Space Science Center at the University of Copenhagen and DTU Space have teamed up to contribute to the design of the instruments, supplying parts to test the instruments, and participate in the testing of the instruments before the launch. In addition, a portion of the data analysis from the satellite will be undertaken at a new Danish data centre in collaboration with the Department of Computer Science at the University of Copenhagen.
The University of Copenhagen is thus taking a new step into space, because for the first time it is providing a major contribution to the instruments on a satellite mission to explore the universe. In return, Danish researchers will have unrestricted access to the Euclid mission’s goldmine of data.
New light on the dark universe
"In addition to studying dark energy, Euclid will also shed important new light on the universe’s ‘dark matter’, which does not emit light, but binds the galaxies and galaxy clusters together. Understanding the nature of dark energy and dark matter are currently some of the most important scientific challenges. Euclid’s measurements will provide groundbreaking insights into astronomy and fundamental physics”, explains astrophysicist at the Niels Bohr Institute, Kristian Pedersen, who heads the Space Science Center , an interdisciplinary centre consisting of 10 research groups at the University of Copenhagen.
Euclid will observe several hundred million galaxies across a large part of the sky over 6 years. The observations will be used to measure the fingerprint of dark energy, dark matter, and gravity on the geometry of the universe and the evolution of galaxies. By measuring the form of the galaxies and the distribution of galaxies in space, astronomers will measure the effect of dark energy, and whether Einstein’s general theory of relativity holds at such great distances as billions of light years.
The Euclid satellite has a space telescope on board and is equipped with a camera that will record visible light and an instrument that will record images and spectra in near-infrared light. Euclid is lead by Prof.

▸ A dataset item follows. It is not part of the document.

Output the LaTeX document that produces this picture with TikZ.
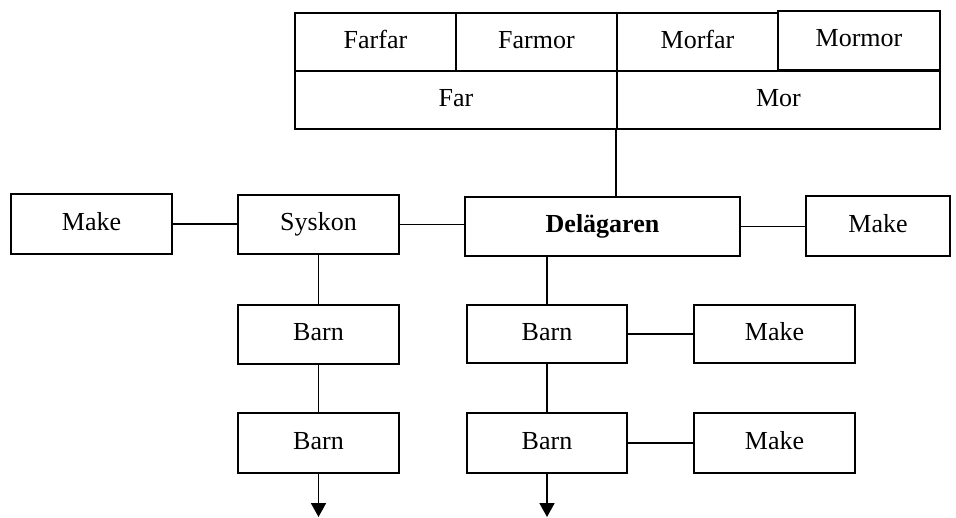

Yannick Mellier from Institut d'Astrophysique de Paris and more than 800 researchers from 12 European countries are taking part. 20 Danish researchers and 5 engineers and technicians from the Dark Cosmology Centre, Niels Bohr Institute, DTU Space, National Space Institute, Department of Physics and Astronomy, Aarhus University, and the Department of Computer Science at the University of Copenhagen are already involved in Euclid.